I don’t believe much in balance.

You know, the dream of managing and balancing all the different parts of our lives so that everything fits together neatly, without stress. That kind of balance is a myth and a fantasy. It’s just the old dream of having everything at once, in slightly different wording. The dream of not having to choose.

We’re so easily seduced by the idea of the solvable life puzzle. Ourselves on top of life, our days filled with the right people, the right activities, the right stuff – our energy perfectly distributed and no overwhelm. It can be done. Right? We can do it, if we only find the balance.

It’s a fantasy.

And we never ever make it. A moment here and there the construction seem to hold together, we balance on top of it, afraid to draw breath in case we cause it all to collapse. Which it does, inevitably.

The striving for balance causes so much stress – the very same stress it claims to relieve us from. It creates a constant feeling of not enough-ness.

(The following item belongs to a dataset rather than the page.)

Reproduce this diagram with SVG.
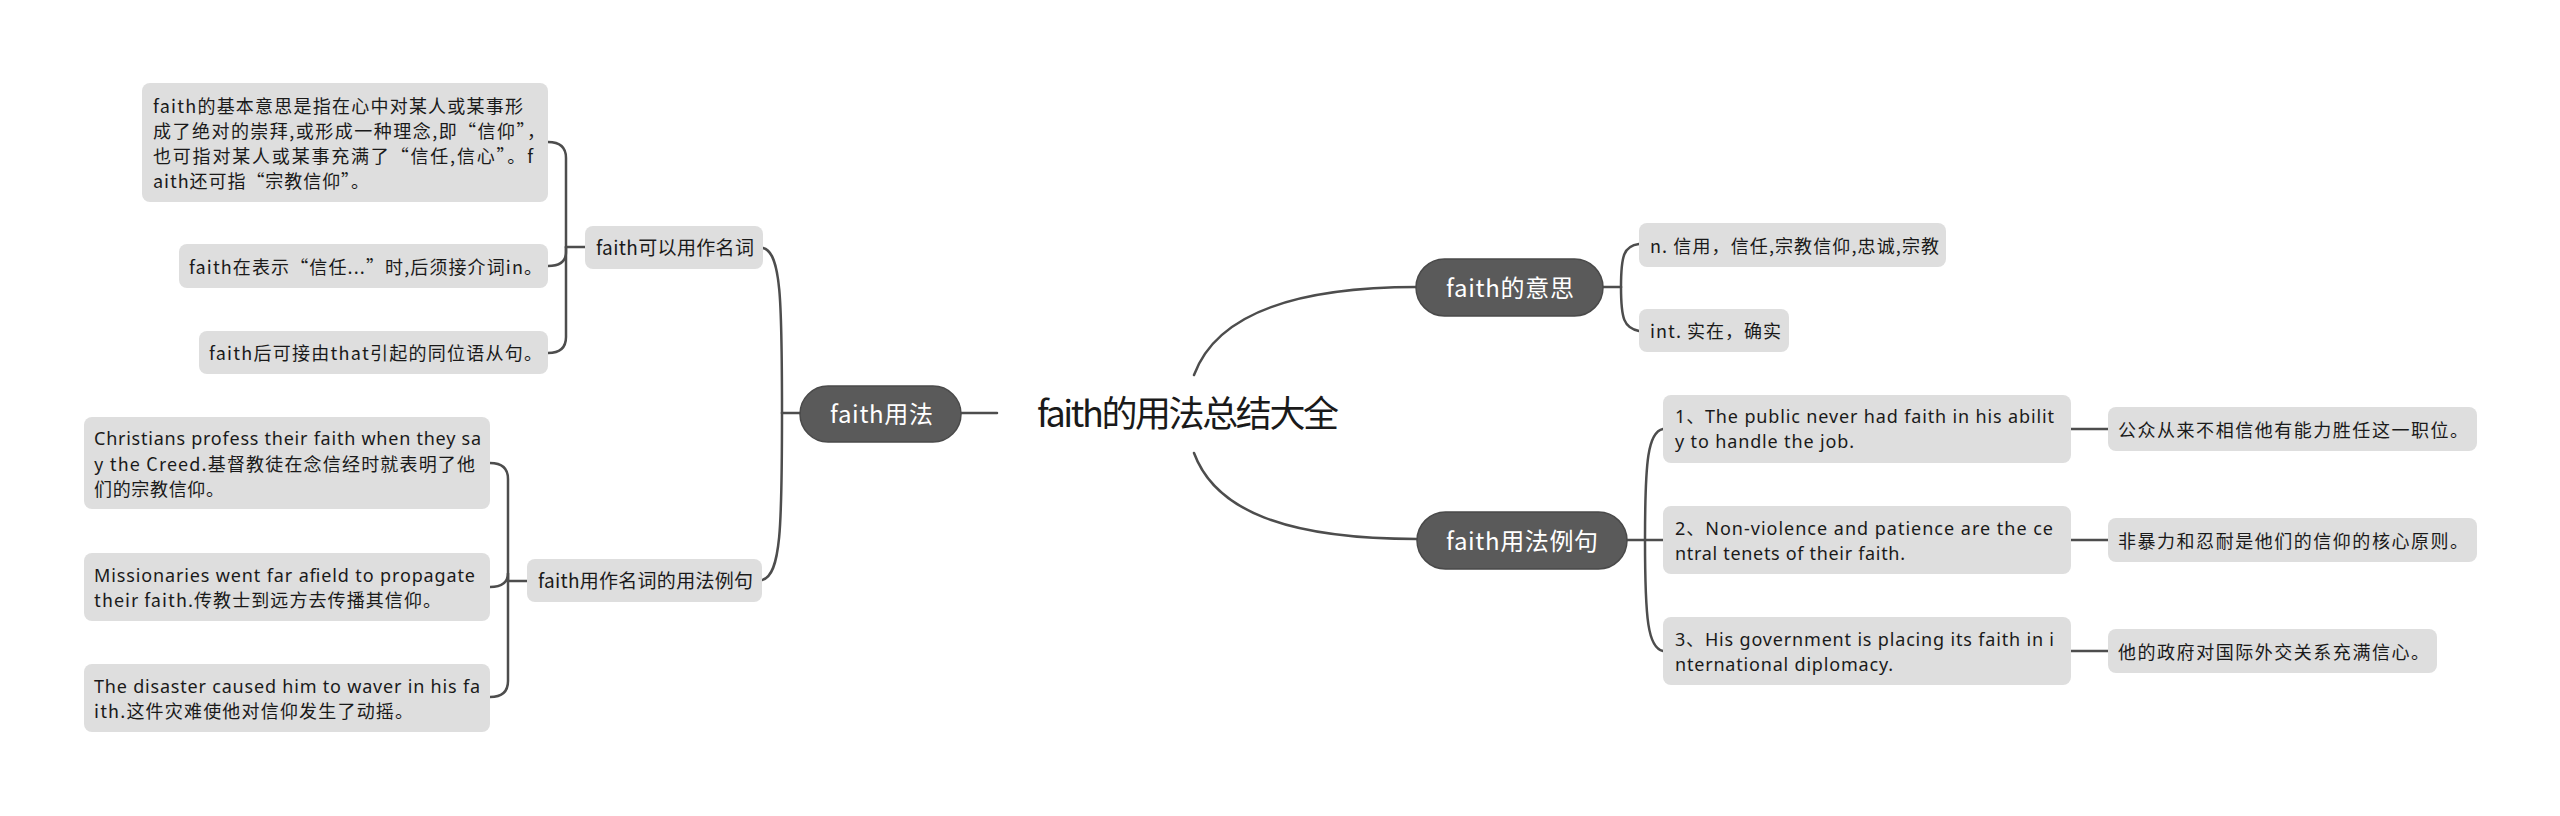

We claw our way through life in our efforts to make it work, stressing and fretting trying to make everything fit. The prize we pay is that nothing ever gets to be wholehearted. That we never fully succeed, never fully commit, and never truly rest.

I’ve quit that race. No more striving for balance.

Life happens in rushes and pauses. It’s not manageable, but we don’t actually have to manage it.

We can respond instead of trying to control. We can dive into whatever we do, focus wholeheartedly on whatever is in front of us. And then we need to recover. Then our family needs us. The body needs tending. Which means we’ll have to pause some other area for a while. It’s a dance. It’s improv all the way.

When we’re trying to bring a dream to life, whether it’s writing a book or building a business, we might need to downsize our social life for a while. Maybe we’ll eat take-out every day of the week, maybe we won’t travel at all for a year, or three. Probably won’t do the kitchen re-make.

We must allow ourselves to choose like that. That level of prioritizing is what we must ask of ourselves if life is to grow beyond a half-finished puzzle.

Nothing truly great has ever come out of a neatly managed life, and I want great. I want wholehearted. I want what feels good over what looks good. I want success, but my own version of it.

The reward for giving up the idea of balance comes in depth and presence. The kind of presence that is the only real remedy for stress anyway.